Acknowledgement: Adapted from information provided within Brisbane sexual assault service, information sheet – ‘Managing Nightmares’ and Krakow Hollifield et al, “Imagery Rehearsal Therapy for Chronic Nightmares in Sexual Assault Survivors with Posttraumatic Stress Disorder”. Journal of the American medical Association  Vol. 286 No 5, 1 August 2001



  1. Comment by Aplin

    Aplin Reply July 5, 2016 at 11:43 pm

    I was sexually and physically abused several times during childhood and also when I was a teenager. I have seen psychiatrist and therapist over the years, but still not better. Any suggestions on what I should do? Thanks

    • Comment by Jerry

      Jerry Reply September 16, 2016 at 11:09 pm

      The therapy and psychiatry are not designed to make you better. They are forms of study that can bring you down a path of healing, should you take that path. Best of luck to you my friend.

    • Comment by Beat

      Beat Reply September 21, 2016 at 6:20 pm

      Hey Alpin,

      I too was sexually, physically and mentally abused growing up. It wasnt until college age that I was in a safer place to work on the past I tried to shove into the back of my mind.

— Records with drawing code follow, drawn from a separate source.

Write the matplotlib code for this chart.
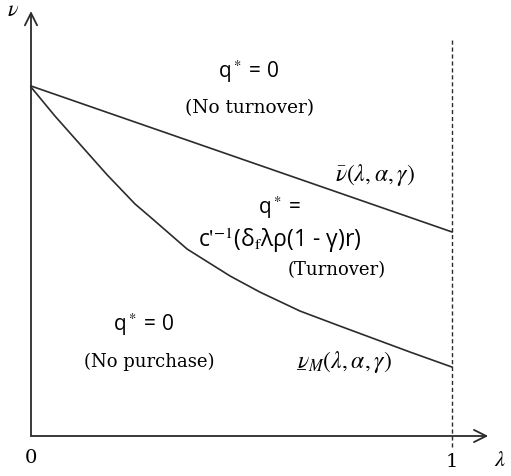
import numpy as np
import matplotlib
matplotlib.use("Agg")
import matplotlib.pyplot as plt

plt.rcParams['mathtext.fontset'] = 'stix'

# upper boundary v_bar(lambda) : straight line from lambda=0 to lambda=1
upper_x = [0.0, 1.0]
upper_y = [1.0, 0.583]

# lower boundary v_M(lambda) : convex curve, read point by point
lower_x = [0.0, 0.057, 0.116, 0.181, 0.247, 0.283, 0.371, 0.473, 0.544,
           0.639, 0.734, 0.817, 0.900, 1.0]
lower_y = [0.997, 0.914, 0.834, 0.746, 0.663, 0.626, 0.534, 0.457, 0.411,
           0.357, 0.314, 0.277, 0.240, 0.197]

x_ticks = [0, 1]
x_tick_labels = ['0', '1']

fig = plt.figure(figsize=(5.11, 4.77), dpi=100)
ax = fig.add_axes([0, 0, 1, 1])
ax.set_xlim(-31 / 421, 480 / 421)
ax.set_ylim(-40 / 350, 437 / 350)
ax.axis('off')

line_col = '#2b2b2b'
sans = 'Open Sans'
serif = 'DejaVu Serif'

# axes with arrow heads
ax.annotate('', xy=(1.086, 0), xytext=(0, 0),
            arrowprops=dict(arrowstyle='->', lw=1.3, color=line_col,
                            mutation_scale=22, shrinkA=0, shrinkB=0))
ax.annotate('', xy=(0, 1.214), xytext=(0, 0),
            arrowprops=dict(arrowstyle='->', lw=1.3, color=line_col,
                            mutation_scale=22, shrinkA=0, shrinkB=0))

# lambda = 1 limit
ax.plot([1, 1], [-0.03, 1.134], ls=(0, (3, 2)), lw=1, color=line_col)

# boundaries
ax.plot(upper_x, upper_y, lw=1.2, color=line_col)
ax.plot(lower_x, lower_y, lw=1.2, color=line_col)

# tick labels and axis names
ax.text(x_ticks[0], -0.060, x_tick_labels[0], ha='center', va='center', fontsize=14, family=serif)
ax.text(x_ticks[1], -0.071, x_tick_labels[1], ha='center', va='center', fontsize=14, family=serif)
ax.text(1.114, -0.066, r'$\lambda$', ha='center', va='center', fontsize=16)
ax.text(-0.043, 1.220, r'$\nu$', ha='center', va='center', fontsize=16)

# region labels
ax.text(0.518, 1.043, r'q$^*$ = 0', ha='center', va='center', fontsize=15, family=sans)
ax.text(0.518, 0.940, '(No turnover)', ha='center', va='center', fontsize=13.3, family=serif)
ax.text(0.817, 0.749, r'$\bar{\nu}(\lambda,\alpha,\gamma)$', ha='center', va='center', fontsize=17)
ax.text(0.591, 0.654, r'q$^*$ =', ha='center', va='center', fontsize=15, family=sans)
ax.text(0.591, 0.563, r"c$'^{-1}$(δ$_{\mathrm{f}}$λρ(1 - γ)r)", ha='center', va='center',
        fontsize=16.5, family=sans)
ax.text(0.727, 0.477, '(Turnover)', ha='center', va='center', fontsize=13, family=serif)
ax.text(0.268, 0.320, r'q$^*$ = 0', ha='center', va='center', fontsize=15, family=sans)
ax.text(0.280, 0.214, '(No purchase)', ha='center', va='center', fontsize=13, family=serif)

# lower boundary name, v underlined
ax.text(0.632, 0.196, r'$\nu_M(\lambda,\alpha,\gamma)$', ha='left', va='baseline', fontsize=17)
ax.text(0.632, 0.196, '_', ha='left', va='baseline', fontsize=13, family='STIXGeneral')

fig.savefig('out.png', dpi=100)
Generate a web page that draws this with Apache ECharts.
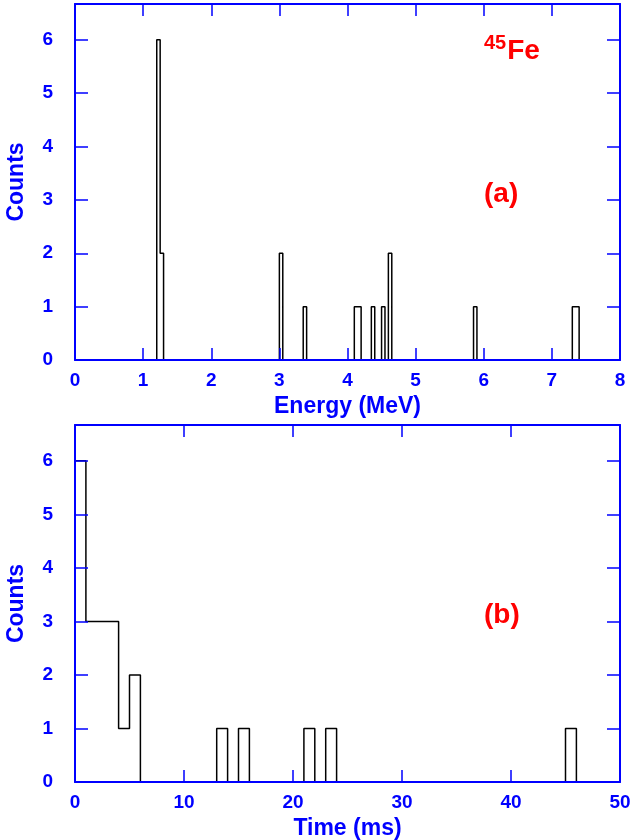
<!DOCTYPE html>
<html>
<head>
<meta charset="utf-8">
<script src="https://cdn.jsdelivr.net/npm/echarts@6/dist/echarts.min.js"></script>
<style>
  html, body { margin: 0; padding: 0; background: #fff; }
  #main { width: 633px; height: 840px; }
</style>
</head>
<body>
<div id="main"></div>
<script>
// (a) energy spectrum, 0.05 MeV bins: left edge of each non-empty bin and its count
var energyBinWidth = 0.05;
var energyBins = [1.20, 1.25, 3.00, 3.35, 4.10, 4.15, 4.35, 4.50, 4.60, 5.85, 7.30, 7.35];
var energyCounts = [6, 2, 2, 1, 1, 1, 1, 1, 2, 1, 1, 1];

// (b) decay time, 1 ms bins, 0..50 ms
var timeCounts = [6, 3, 3, 3, 1, 2, 0, 0, 0, 0,
                  0, 0, 0, 1, 0, 1, 0, 0, 0, 0,
                  0, 1, 0, 1, 0, 0, 0, 0, 0, 0,
                  0, 0, 0, 0, 0, 0, 0, 0, 0, 0,
                  0, 0, 0, 0, 0, 1, 0, 0, 0, 0];
var timeBinWidth = 1;

var energyTicks = [0, 1, 2, 3, 4, 5, 6, 7, 8];
var timeTicks = [0, 10, 20, 30, 40, 50];
var countTicks = [0, 1, 2, 3, 4, 5, 6];

var blue = '#0000ff';
var red = '#ff0000';
var font = 'Liberation Sans, Arial, Helvetica, sans-serif';

// histogram outline as step points [edge, count]
function stepPoints(counts, width) {
  var pts = [];
  for (var i = 0; i < counts.length; i++) {
    pts.push([+(i * width).toFixed(4), counts[i]]);
  }
  pts.push([+(counts.length * width).toFixed(4), 0]);
  return pts;
}

var nE = Math.round(energyTicks[energyTicks.length - 1] / energyBinWidth);
var energyHist = [];
for (var i = 0; i < nE; i++) energyHist.push(0);
energyBins.forEach(function (e, k) {
  energyHist[Math.round(e / energyBinWidth)] = energyCounts[k];
});

function xAx(grid, ticks, name, mirror) {
  return {
    type: 'value', gridIndex: grid, position: mirror ? 'top' : 'bottom',
    min: ticks[0], max: ticks[ticks.length - 1], interval: ticks[1] - ticks[0],
    z: 5,
    name: mirror ? '' : name, nameLocation: 'middle', nameGap: 35,
    nameTextStyle: { color: blue, fontFamily: font, fontWeight: 'bold', fontSize: 23 },
    axisLine: { show: true, onZero: false, lineStyle: { color: blue, width: 2 } },
    axisTick: { show: true, inside: true, length: 12, lineStyle: { color: blue, width: 1.5 } },
    axisLabel: { show: !mirror, color: blue, fontFamily: font, fontWeight: 'bold', fontSize: 19, margin: 11 },
    splitLine: { show: false }
  };
}

function yAx(grid, mirror) {
  return {
    type: 'value', gridIndex: grid, position: mirror ? 'right' : 'left',
    min: 0, max: 6.67, interval: 1,
    z: 5,
    name: mirror ? '' : 'Counts', nameLocation: 'middle', nameGap: 47,
    nameTextStyle: { color: blue, fontFamily: font, fontWeight: 'bold', fontSize: 23 },
    axisLine: { show: true, onZero: false, lineStyle: { color: blue, width: 2 } },
    axisTick: { show: true, inside: true, length: 13, lineStyle: { color: blue, width: 1.5 } },
    axisLabel: {
      show: !mirror, color: blue, fontFamily: font, fontWeight: 'bold', fontSize: 19, margin: 22,
      formatter: function (v) { return countTicks.indexOf(v) >= 0 ? String(v) : ''; }
    },
    splitLine: { show: false }
  };
}

var chart = echarts.init(document.getElementById('main'));
chart.setOption({
  animation: false,
  backgroundColor: '#fff',
  grid: [
    { left: 75, right: 13, top: 4, height: 356, outerBoundsMode: 'none', containLabel: false },
    { left: 75, right: 13, top: 425, height: 357, outerBoundsMode: 'none', containLabel: false }
  ],
  xAxis: [
    xAx(0, energyTicks, 'Energy (MeV)', false),
    xAx(0, energyTicks, '', true),
    xAx(1, timeTicks, 'Time (ms)', false),
    xAx(1, timeTicks, '', true)
  ],
  yAxis: [yAx(0, false), yAx(0, true), yAx(1, false), yAx(1, true)],
  series: [
    {
      type: 'line', xAxisIndex: 0, yAxisIndex: 0, step: 'end', symbol: 'none',
      lineStyle: { color: '#000', width: 1.5 },
      data: stepPoints(energyHist, energyBinWidth)
    },
    {
      type: 'line', xAxisIndex: 2, yAxisIndex: 2, step: 'end', symbol: 'none',
      lineStyle: { color: '#000', width: 1.5 },
      data: stepPoints(timeCounts, timeBinWidth)
    }
  ],
  graphic: [
    {
      type: 'text', left: 484, top: 33,
      style: {
        text: '{s|45}{b|Fe}',
        rich: {
          s: { fontSize: 20, fontWeight: 'bold', fontFamily: font, fill: red, verticalAlign: 'top', padding: [0, 1, 12, 0] },
          b: { fontSize: 28, fontWeight: 'bold', fontFamily: font, fill: red, verticalAlign: 'bottom' }
        }
      }
    },
    {
      type: 'text', left: 484, top: 180,
      style: { text: '(a)', fontSize: 28, fontWeight: 'bold', fontFamily: font, fill: red }
    },
    {
      type: 'text', left: 484, top: 601,
      style: { text: '(b)', fontSize: 28, fontWeight: 'bold', fontFamily: font, fill: red }
    }
  ]
});
</script>
</body>
</html>
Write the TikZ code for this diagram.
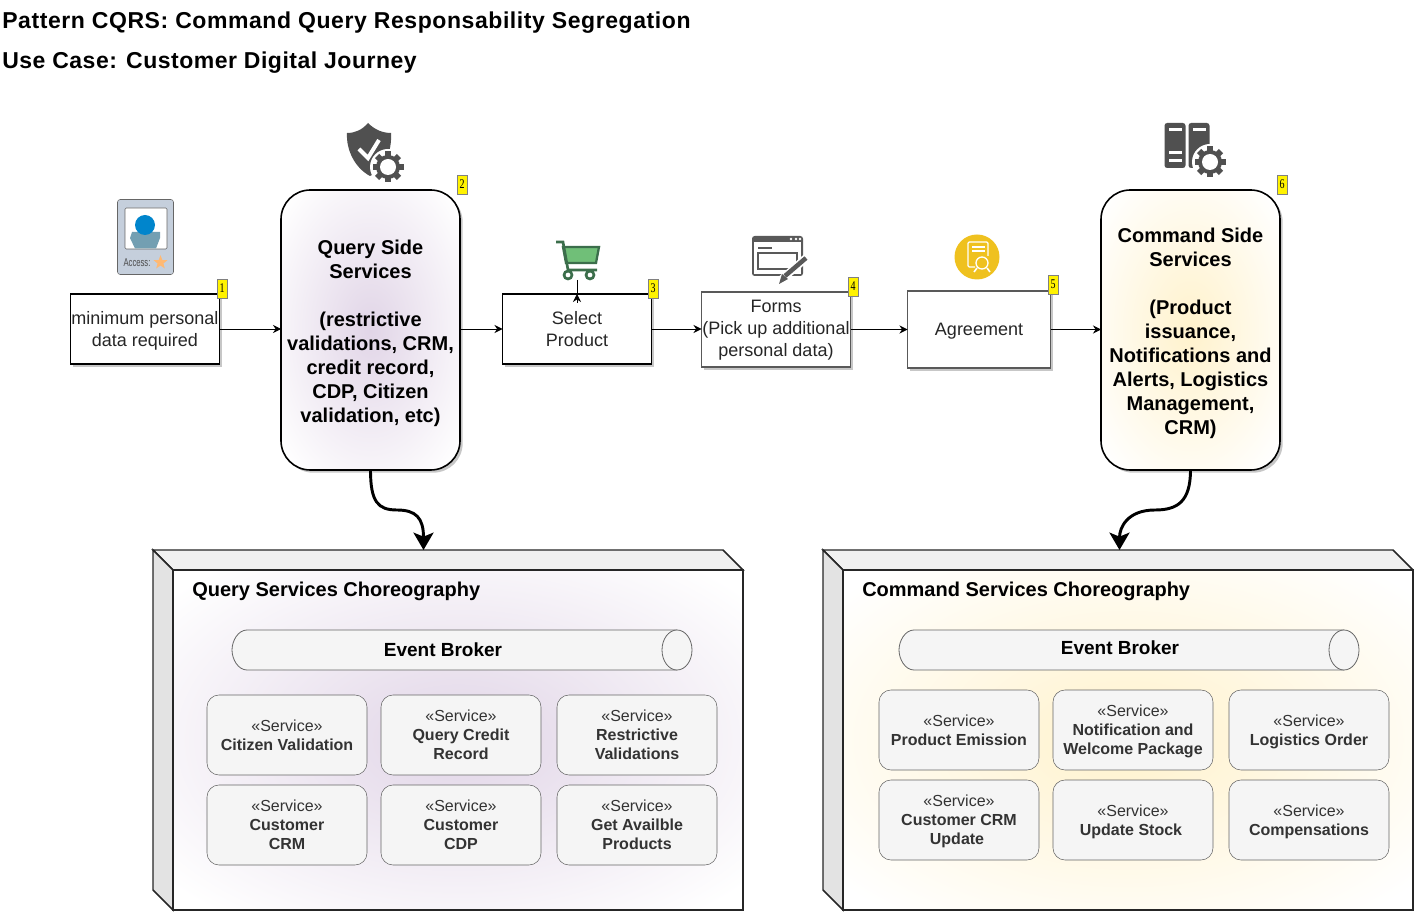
\documentclass[tikz,border=0pt]{standalone}
\usepackage{fontspec}
\setmainfont{Liberation Sans}
\newfontfamily\badgefont{Liberation Serif}
\usetikzlibrary{arrows.meta,shadows,shapes.geometric}
\definecolor{glowp}{HTML}{E1D5E7}
\definecolor{glowy}{HTML}{FFF2CC}
\definecolor{iconink}{HTML}{505050}
\definecolor{svcink}{HTML}{333333}
\definecolor{cartink}{HTML}{3B6E4B}
\definecolor{cartfill}{HTML}{70BF78}
\definecolor{seal}{HTML}{EFC11F}
\definecolor{cardfill}{HTML}{C5CFDC}
\pgfdeclareradialshading{glowpurple}{\pgfpointorigin}{color(0bp)=(glowp); color(33bp)=(white); color(50bp)=(white)}
\pgfdeclareradialshading{glowyellow}{\pgfpointorigin}{color(0bp)=(glowy); color(33bp)=(white); color(50bp)=(white)}
\tikzset{
	boxsize/.style 2 args={minimum width=#1*0.75pt, minimum height=#2*0.75pt, inner sep=0pt, outer sep=0pt},
	softshadow/.style={drop shadow={shadow xshift=2pt, shadow yshift=-2pt, opacity=0.22, fill=black}},
	flowbox/.style={draw=black, fill=white, line width=0.9pt, softshadow, align=center, text=black!85, font=\fontsize{13.5}{16.5}\selectfont},
	sidebox/.style={draw=black, rounded corners=22pt, line width=1.2pt, softshadow, align=center, font=\bfseries\fontsize{15}{18}\selectfont},
	badge/.style={draw=black!50, fill=yellow, boxsize={10}{19}, font=\badgefont\fontsize{10}{10}\selectfont},
	servicebox/.style={draw=black!60, fill=black!4, rounded corners=9pt, boxsize={160}{80}, align=center, text=svcink, font=\fontsize{12}{14.25}\selectfont},
	flow/.style={-{Stealth[length=6pt,width=6pt]}, line width=0.6pt},
	bigflow/.style={-{Stealth[length=13pt,width=15pt,inset=3pt]}, line width=2.2pt},
	cubeface/.style={draw=black!85, line width=1.1pt},
	brokerbody/.style={draw=black!60, fill=black!4, line width=0.6pt},
	heading/.style={anchor=west, inner sep=0pt, font=\bfseries\fontsize{17.25}{20}\selectfont},
	gear/.pic={
		\fill[white] (0,0) circle[radius=18];
		\foreach \a in {0,45,...,315} {\fill[iconink, rotate=\a] (-3,-15.5) rectangle (3,-9);}
		\fill[iconink] (0,0) circle[radius=12];
		\fill[white] (0,0) circle[radius=8];
	},
}
\newcommand{\drop}[1]{\rule{0pt}{#1}}
\newcommand{\svc}[1]{\drop{11.8pt}«Service»\\\textbf{#1\rule[-3pt]{0pt}{3pt}}}
\newcommand{\svctwo}[2]{\drop{11.8pt}«Service»\\\textbf{#1}\\\textbf{#2\rule[-3pt]{0pt}{3pt}}}
\newcommand{\digit}[1]{\scalebox{0.75}[1]{#1}}
\begin{document}
\begin{tikzpicture}[x=0.75pt,y=-0.75pt]
	\useasboundingbox (0,0) rectangle (1414,912);
	% titles
	\node[heading] (title) at (2,23) {\addfontfeature{LetterSpace=2.5}Pattern CQRS: Command Query Responsability Segregation};
	\node[heading] (usecase) at (2,63) {\addfontfeature{LetterSpace=2.2}Use Case: Customer Digital Journey};

	% flow boxes
	\node[flowbox, boxsize={149}{70}] (minimum) at (145,329) {\drop{12.8pt}minimum personal\\data required};
	\node[sidebox, boxsize={179}{280}, shading=glowpurple] (query) at (370.5,330) {\drop{15.5pt}Query Side\\Services\\[18pt](restrictive\\validations, CRM,\\credit record,\\CDP, Citizen\\validation, etc)};
	\node[flowbox, boxsize={149}{70}] (select) at (577,329) {\drop{10pt}Select\\Product};
	\node[flowbox, draw=black!65, boxsize={149}{75}] (forms) at (776,329.5) {\drop{10.6pt}Forms\\(Pick up additional\\personal data)};
	\node[flowbox, draw=black!65, boxsize={143}{77}] (agreement) at (979,329.5) {\drop{12pt}Agreement};
	\node[sidebox, boxsize={179}{280}, shading=glowyellow] (command) at (1190.5,330) {\drop{15.5pt}Command Side\\Services\\[18pt](Product\\issuance,\\Notifications and\\Alerts, Logistics\\Management,\\CRM)};

	% badges
	\node[badge] (badge1) at (222,288.5) {\digit{1}};
	\node[badge] (badge2) at (462,184.5) {\digit{2}};
	\node[badge] (badge3) at (653,288.5) {\digit{3}};
	\node[badge] (badge4) at (853,286.5) {\digit{4}};
	\node[badge] (badge5) at (1053,284.5) {\digit{5}};
	\node[badge] (badge6) at (1282,184.5) {\digit{6}};

	% access card
	\draw[draw=black!60, fill=cardfill, rounded corners=2pt] (117.5,199.5) rectangle (173.5,274.5);
	\draw[draw=black!60, fill=white, rounded corners=1pt] (125,208) rectangle (167,249);
	\fill[blue!30!cyan!45!black!55] (132,232) -- (160,232) -- (160,238) -- (156,248.5) -- (135,248.5) -- (130,238) -- cycle;
	\fill[blue!35!cyan!80!black] (145,225) circle[radius=10];
	\node[inner sep=0pt, text=black!70, font=\fontsize{8.5}{9}\selectfont] (access) at (137,262.5) {\scalebox{0.68}[1]{Access:}};
	\node[star, star points=5, star point ratio=2.4, fill=orange!55, inner sep=0pt, minimum size=11pt] (accessstar) at (160.5,262.5) {};

	% shield icon
	\fill[iconink] (368,123) .. controls (375,130) and (383,133) .. (391,133) .. controls (392,150) and (386,168) .. (370,176) .. controls (355,168) and (346,150) .. (347,133) .. controls (355,133) and (362,130) .. (368,123) -- cycle;
	\draw[white, line width=3pt] (359,149) -- (368,158) -- (379,140);
	\pic at (388,167) {gear};

	% server icon
	\fill[iconink, rounded corners=2pt] (1164.5,123) rectangle (1185.5,168);
	\fill[iconink, rounded corners=2pt] (1188.5,123) rectangle (1209.5,168);
	\foreach \y in {130,153,161} {\fill[white] (1169,\y-1.5) rectangle (1182,\y+1.5);}
	\fill[white] (1193,128.5) rectangle (1206,131.5);
	\pic at (1210,162) {gear};

	% cart icon
	\draw[draw=cartink, fill=cartfill, line width=1.7pt] (563,247) -- (599,247) -- (596,263) -- (566,263) -- cycle;
	\draw[draw=cartink, line width=2pt] (556,242) -- (563,242) -- (568,270) -- (597,270);
	\draw[draw=cartink, fill=white, line width=2pt] (568,275) circle[radius=4];
	\draw[draw=cartink, fill=white, line width=2pt] (590,275) circle[radius=4];
	\coordinate (cartfoot) at (577,280);
	\coordinate (selectbase) at (577,303);

	% forms icon
	\fill[black!65, rounded corners=2pt] (752,236) rectangle (803,276);
	\fill[white] (754,242) rectangle (801,274);
	\foreach \x in {791,796,800} {\fill[white] (\x,239) circle[radius=1.3];}
	\draw[black!65, line width=0.8pt] (758,248) -- (772,248);
	\draw[black!65, line width=1pt] (758,253) rectangle (797,269);
	\draw[white, line width=6pt] (781,280) -- (806,258);
	\draw[black!65, line width=3.4pt] (785,276) -- (806,258);
	\fill[black!65] (779,284) -- (782,274) -- (788,279) -- cycle;

	% agreement icon
	\fill[seal] (977,257) circle[radius=22.5];
	\draw[white, line width=0.9pt, rounded corners=1pt] (988,256) -- (988,242) -- (968,242) -- (968,267) -- (975,267);
	\draw[white, line width=0.9pt] (972,247) -- (985,247) (972,251) -- (985,251);
	\draw[white, fill=seal, line width=1pt] (982,263) circle[radius=6];
	\draw[white, line width=1.2pt] (977,268) -- (974,272) (987,268) -- (990,272);

	% query choreography
	\node[boxsize={570}{340}, shading=glowpurple] (qfront) at (458,740) {};
	\draw[cubeface, fill=black!6] (153,550) -- (723,550) -- (743,570) -- (173,570) -- cycle;
	\draw[cubeface, fill=black!11] (153,550) -- (173,570) -- (173,910) -- (153,890) -- cycle;
	\draw[cubeface] (173,570) rectangle (743,910);
	\coordinate (qtop) at (423.5,550);
	\coordinate (qmid) at (397,510);
	\node[anchor=west, inner sep=0pt, font=\bfseries\fontsize{15}{18}\selectfont] (qtitle) at (192,591) {Query Services Choreography};
	\draw[brokerbody] (677,630) -- (247,630) .. controls (238,630) and (232,641) .. (232,650) .. controls (232,659) and (238,670) .. (247,670) -- (677,670);
	\node[ellipse, draw=black!60, fill=black!4, line width=0.6pt, boxsize={30}{40}] (qcap) at (677,650) {};
	\node[font=\bfseries\fontsize{14.25}{16}\selectfont] (qbroker) at (443,649.5) {Event Broker};
	\node[servicebox] (citizen) at (287,735) {\svc{Citizen Validation}};
	\node[servicebox] (credit) at (461,735) {\svctwo{Query Credit}{Record}};
	\node[servicebox] (restrictive) at (637,735) {\svctwo{Restrictive}{Validations}};
	\node[servicebox] (crm) at (287,825) {\svctwo{Customer}{CRM}};
	\node[servicebox] (cdp) at (461,825) {\svctwo{Customer}{CDP}};
	\node[servicebox] (products) at (637,825) {\svctwo{Get Availble}{Products}};

	% command choreography
	\node[boxsize={570}{340}, shading=glowyellow] (cfront) at (1128,740) {};
	\draw[cubeface, fill=black!6] (823,550) -- (1393,550) -- (1413,570) -- (843,570) -- cycle;
	\draw[cubeface, fill=black!11] (823,550) -- (843,570) -- (843,910) -- (823,890) -- cycle;
	\draw[cubeface] (843,570) rectangle (1413,910);
	\coordinate (ctop) at (1119.5,550);
	\coordinate (cmid) at (1155,510);
	\node[anchor=west, inner sep=0pt, font=\bfseries\fontsize{15}{18}\selectfont] (ctitle) at (862,591) {Command Services Choreography};
	\draw[brokerbody] (1344,630) -- (914,630) .. controls (905,630) and (899,641) .. (899,650) .. controls (899,659) and (905,670) .. (914,670) -- (1344,670);
	\node[ellipse, draw=black!60, fill=black!4, line width=0.6pt, boxsize={30}{40}] (ccap) at (1344,650) {};
	\node[font=\bfseries\fontsize{14.25}{16}\selectfont] (cbroker) at (1120,647.5) {Event Broker};
	\node[servicebox] (emission) at (959,730) {\svc{Product Emission}};
	\node[servicebox] (welcome) at (1133,730) {\svctwo{Notification and}{Welcome Package}};
	\node[servicebox] (logistics) at (1309,730) {\svc{Logistics Order}};
	\node[servicebox] (crmupdate) at (959,820) {\svctwo{Customer CRM}{Update\kern3pt}};
	\node[servicebox] (stock) at (1133,820) {\svc{Update Stock\kern3pt}};
	\node[servicebox] (compensations) at (1309,820) {\svc{Compensations}};

	% connectors
	\draw[flow] (minimum.east) -- (query.west |- minimum.east);
	\draw[flow] (query.east |- select.west) -- (select.west);
	\draw[flow] (select.east) -- (forms.west |- select.east);
	\draw[flow] (forms.east) -- (agreement.west |- forms.east);
	\draw[flow] (agreement.east) -- (command.west |- agreement.east);
	\draw[line width=0.6pt] (cartfoot) -- (select.north);
	\draw[flow] (selectbase) -- (select.north);
	\draw[bigflow] (query.south) .. controls +(0,32) and +(-19,0) .. (qmid) .. controls +(19,0) and +(0,-32) .. (qtop);
	\draw[bigflow] (command.south) .. controls +(0,32) and +(22,0) .. (cmid) .. controls +(-28,0) and +(0,-22) .. (ctop);
\end{tikzpicture}
\end{document}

      I did a LOT of things to heal and be normal and here’s what I did:

      – Stick with a good therapist. One that is on your side and understands things. You need that healthy response from a support system.
      – Join a mens small group for sexual abuse. This actually helped me more than I could ever say. I found real people who went through similar (some of them worse) and shared that they experienced daily after effects just like me. It helps to lessen the burden of feeling the only “messed up one” or “crazy one” that I normally get.
      – Read a lot of articles and recovery books. I purposely desensitized myself by reading other people’s stories. I even read those of transgendered people because they had experienced what I went through, just in a different setting.
      – Prayed a lot. It doesn’t matter to me what you fill in the blank for religion/spirituality. But I’m not going to lie that talking to God didn’t get me through it. I was able to be angry, yell, question and hold my assailants guilty (as they will never be tried in a human court), and just talk out the crap. While I never had a red sea parting moment, I did in baby steps, heal from PTSD. Of course this is very personal and may not apply to everyone.
      – PROCESSED THE EMOTIONS. This is the most important part. It is recommended you do this with a therapist as it can be overwhelming by yourself. The more abuse you went through, the more times you will have to do this, as it is best to take it one event at a time.

      Good luck to you Aplin! It takes time but I know you will get better.

    • Comment by Jess [Living Well Staff]

      Jess [Living Well Staff] Reply October 5, 2016 at 11:14 am

      Hi Alpin,

      First I want to commend you for taking steps to work through your difficulties, and for not giving up. I know it can be disheartening when things progress slower than you would like – it can be helpful to keep in mind that sometimes this is what is needed. To move through things at a pace that isn’t overwhelming, knowing that you are processing things in the background and always moving forward, even when it feels otherwise.

      The first step is to look after your own health and wellbeing. Engage in self care – physical and mental. Build up your safety and stability, as this will bring you to a place where you can manage and cope with the things underneath.

      And finally, while I know therapy hasn’t been helpful so far, I can’t recommend enough that you find a therapist or counsellor with experience in trauma and/or sexual abuse. This is a very specialised area that in which a therapist needs specific training and experience. Keep trying to find one who works for you, as all professionals have their own style and it may not always be the first, second or even third that suits you as an individual.

      Know that recovery is possible and help is available. I wish you the best.

      And a big thank you to everyone else for your comments. While everyone’s experiences and recovery are different, it is wonderful to hear what has worked for some, and to see people reaching out to support each other.